• EXERCISE DIRECTIONS
Repeat the lines below exactly as they appear, but leave out the images.

• DATASET CONTENT
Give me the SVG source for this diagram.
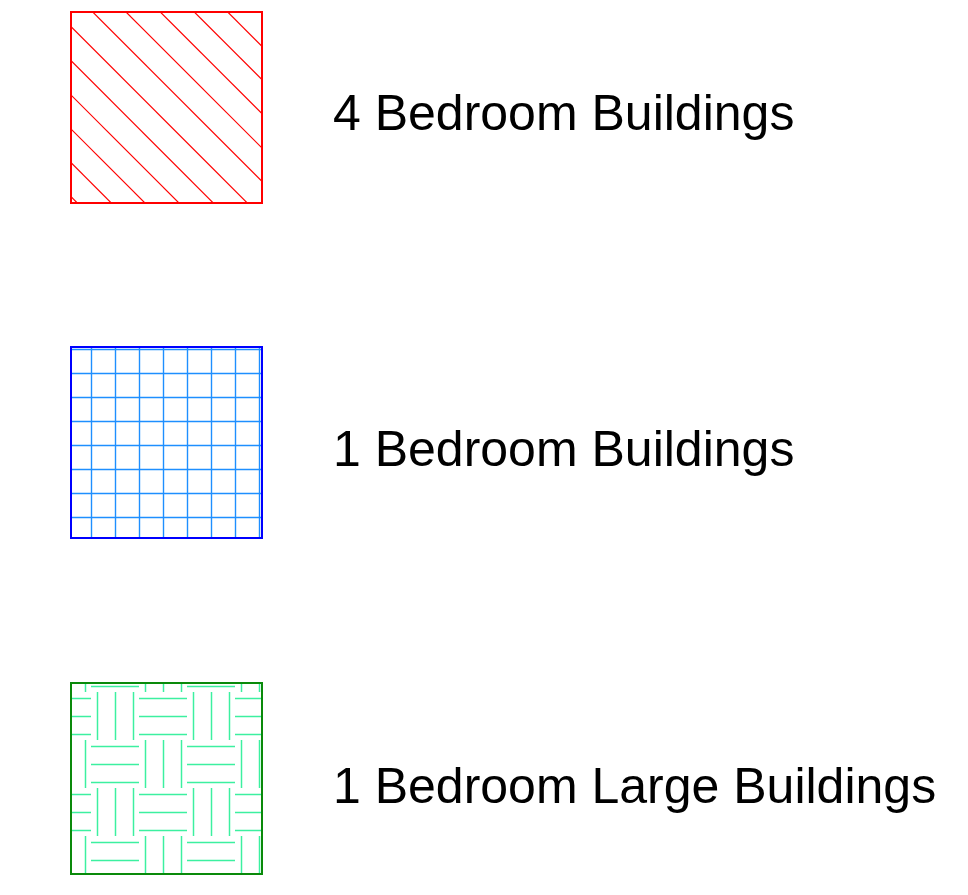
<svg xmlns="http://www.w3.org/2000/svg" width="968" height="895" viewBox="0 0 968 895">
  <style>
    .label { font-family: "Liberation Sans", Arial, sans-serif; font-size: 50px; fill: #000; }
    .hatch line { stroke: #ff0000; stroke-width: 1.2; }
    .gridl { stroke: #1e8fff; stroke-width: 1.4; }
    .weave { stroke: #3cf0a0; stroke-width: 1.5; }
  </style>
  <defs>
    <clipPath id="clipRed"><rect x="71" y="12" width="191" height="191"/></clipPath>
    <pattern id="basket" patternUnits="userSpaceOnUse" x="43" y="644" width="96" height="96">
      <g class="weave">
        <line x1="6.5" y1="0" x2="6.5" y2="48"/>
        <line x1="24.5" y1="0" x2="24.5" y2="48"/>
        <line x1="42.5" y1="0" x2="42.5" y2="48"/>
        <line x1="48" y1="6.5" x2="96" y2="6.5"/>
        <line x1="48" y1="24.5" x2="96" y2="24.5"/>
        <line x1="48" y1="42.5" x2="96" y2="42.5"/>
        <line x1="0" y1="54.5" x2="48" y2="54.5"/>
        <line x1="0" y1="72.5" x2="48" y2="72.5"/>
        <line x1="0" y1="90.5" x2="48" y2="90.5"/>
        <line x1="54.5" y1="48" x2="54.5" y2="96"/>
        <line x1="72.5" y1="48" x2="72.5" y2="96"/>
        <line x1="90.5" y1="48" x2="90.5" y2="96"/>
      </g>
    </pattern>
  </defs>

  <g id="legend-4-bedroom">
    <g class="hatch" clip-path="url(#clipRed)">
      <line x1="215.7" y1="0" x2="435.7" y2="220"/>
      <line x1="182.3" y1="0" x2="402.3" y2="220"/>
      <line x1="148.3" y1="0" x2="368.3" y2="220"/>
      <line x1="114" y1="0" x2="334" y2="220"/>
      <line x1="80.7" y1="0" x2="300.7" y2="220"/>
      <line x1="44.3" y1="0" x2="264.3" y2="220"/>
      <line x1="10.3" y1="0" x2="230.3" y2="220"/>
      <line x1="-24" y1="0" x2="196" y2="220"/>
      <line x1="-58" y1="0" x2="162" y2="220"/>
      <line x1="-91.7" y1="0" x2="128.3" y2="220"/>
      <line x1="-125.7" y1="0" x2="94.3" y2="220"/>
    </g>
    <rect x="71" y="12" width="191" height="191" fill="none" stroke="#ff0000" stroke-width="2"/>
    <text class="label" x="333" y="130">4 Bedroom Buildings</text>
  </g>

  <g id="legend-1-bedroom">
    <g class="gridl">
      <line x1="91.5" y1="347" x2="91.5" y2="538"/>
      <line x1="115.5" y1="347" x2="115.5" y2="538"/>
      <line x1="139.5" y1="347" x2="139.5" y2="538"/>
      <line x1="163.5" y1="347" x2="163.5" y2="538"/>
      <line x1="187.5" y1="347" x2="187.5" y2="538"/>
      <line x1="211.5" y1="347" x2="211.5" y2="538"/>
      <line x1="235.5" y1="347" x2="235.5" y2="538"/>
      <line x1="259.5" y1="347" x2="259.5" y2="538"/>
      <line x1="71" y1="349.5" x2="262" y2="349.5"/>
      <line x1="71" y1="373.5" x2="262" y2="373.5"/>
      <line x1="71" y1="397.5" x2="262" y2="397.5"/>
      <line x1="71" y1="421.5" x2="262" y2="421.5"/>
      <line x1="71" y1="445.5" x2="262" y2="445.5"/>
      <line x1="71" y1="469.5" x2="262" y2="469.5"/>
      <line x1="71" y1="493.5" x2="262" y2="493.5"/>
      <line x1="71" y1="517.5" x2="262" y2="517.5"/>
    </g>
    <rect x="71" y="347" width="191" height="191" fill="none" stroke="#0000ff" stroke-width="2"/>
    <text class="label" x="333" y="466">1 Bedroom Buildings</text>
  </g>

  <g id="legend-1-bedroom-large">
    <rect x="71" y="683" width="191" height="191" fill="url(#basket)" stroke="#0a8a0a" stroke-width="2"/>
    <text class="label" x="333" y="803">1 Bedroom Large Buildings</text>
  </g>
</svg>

• REPLY TO THE TASK
Give me the SVG source for this diagram.
<svg xmlns="http://www.w3.org/2000/svg" width="968" height="895" viewBox="0 0 968 895">
  <style>
    .label { font-family: "Liberation Sans", Arial, sans-serif; font-size: 50px; fill: #000; }
    .hatch line { stroke: #ff0000; stroke-width: 1.2; }
    .gridl { stroke: #1e8fff; stroke-width: 1.4; }
    .weave { stroke: #3cf0a0; stroke-width: 1.5; }
  </style>
  <defs>
    <clipPath id="clipRed"><rect x="71" y="12" width="191" height="191"/></clipPath>
    <pattern id="basket" patternUnits="userSpaceOnUse" x="43" y="644" width="96" height="96">
      <g class="weave">
        <line x1="6.5" y1="0" x2="6.5" y2="48"/>
        <line x1="24.5" y1="0" x2="24.5" y2="48"/>
        <line x1="42.5" y1="0" x2="42.5" y2="48"/>
        <line x1="48" y1="6.5" x2="96" y2="6.5"/>
        <line x1="48" y1="24.5" x2="96" y2="24.5"/>
        <line x1="48" y1="42.5" x2="96" y2="42.5"/>
        <line x1="0" y1="54.5" x2="48" y2="54.5"/>
        <line x1="0" y1="72.5" x2="48" y2="72.5"/>
        <line x1="0" y1="90.5" x2="48" y2="90.5"/>
        <line x1="54.5" y1="48" x2="54.5" y2="96"/>
        <line x1="72.5" y1="48" x2="72.5" y2="96"/>
        <line x1="90.5" y1="48" x2="90.5" y2="96"/>
      </g>
    </pattern>
  </defs>

  <g id="legend-4-bedroom">
    <g class="hatch" clip-path="url(#clipRed)">
      <line x1="215.7" y1="0" x2="435.7" y2="220"/>
      <line x1="182.3" y1="0" x2="402.3" y2="220"/>
      <line x1="148.3" y1="0" x2="368.3" y2="220"/>
      <line x1="114" y1="0" x2="334" y2="220"/>
      <line x1="80.7" y1="0" x2="300.7" y2="220"/>
      <line x1="44.3" y1="0" x2="264.3" y2="220"/>
      <line x1="10.3" y1="0" x2="230.3" y2="220"/>
      <line x1="-24" y1="0" x2="196" y2="220"/>
      <line x1="-58" y1="0" x2="162" y2="220"/>
      <line x1="-91.7" y1="0" x2="128.3" y2="220"/>
      <line x1="-125.7" y1="0" x2="94.3" y2="220"/>
    </g>
    <rect x="71" y="12" width="191" height="191" fill="none" stroke="#ff0000" stroke-width="2"/>
    <text class="label" x="333" y="130">4 Bedroom Buildings</text>
  </g>

  <g id="legend-1-bedroom">
    <g class="gridl">
      <line x1="91.5" y1="347" x2="91.5" y2="538"/>
      <line x1="115.5" y1="347" x2="115.5" y2="538"/>
      <line x1="139.5" y1="347" x2="139.5" y2="538"/>
      <line x1="163.5" y1="347" x2="163.5" y2="538"/>
      <line x1="187.5" y1="347" x2="187.5" y2="538"/>
      <line x1="211.5" y1="347" x2="211.5" y2="538"/>
      <line x1="235.5" y1="347" x2="235.5" y2="538"/>
      <line x1="259.5" y1="347" x2="259.5" y2="538"/>
      <line x1="71" y1="349.5" x2="262" y2="349.5"/>
      <line x1="71" y1="373.5" x2="262" y2="373.5"/>
      <line x1="71" y1="397.5" x2="262" y2="397.5"/>
      <line x1="71" y1="421.5" x2="262" y2="421.5"/>
      <line x1="71" y1="445.5" x2="262" y2="445.5"/>
      <line x1="71" y1="469.5" x2="262" y2="469.5"/>
      <line x1="71" y1="493.5" x2="262" y2="493.5"/>
      <line x1="71" y1="517.5" x2="262" y2="517.5"/>
    </g>
    <rect x="71" y="347" width="191" height="191" fill="none" stroke="#0000ff" stroke-width="2"/>
    <text class="label" x="333" y="466">1 Bedroom Buildings</text>
  </g>

  <g id="legend-1-bedroom-large">
    <rect x="71" y="683" width="191" height="191" fill="url(#basket)" stroke="#0a8a0a" stroke-width="2"/>
    <text class="label" x="333" y="803">1 Bedroom Large Buildings</text>
  </g>
</svg>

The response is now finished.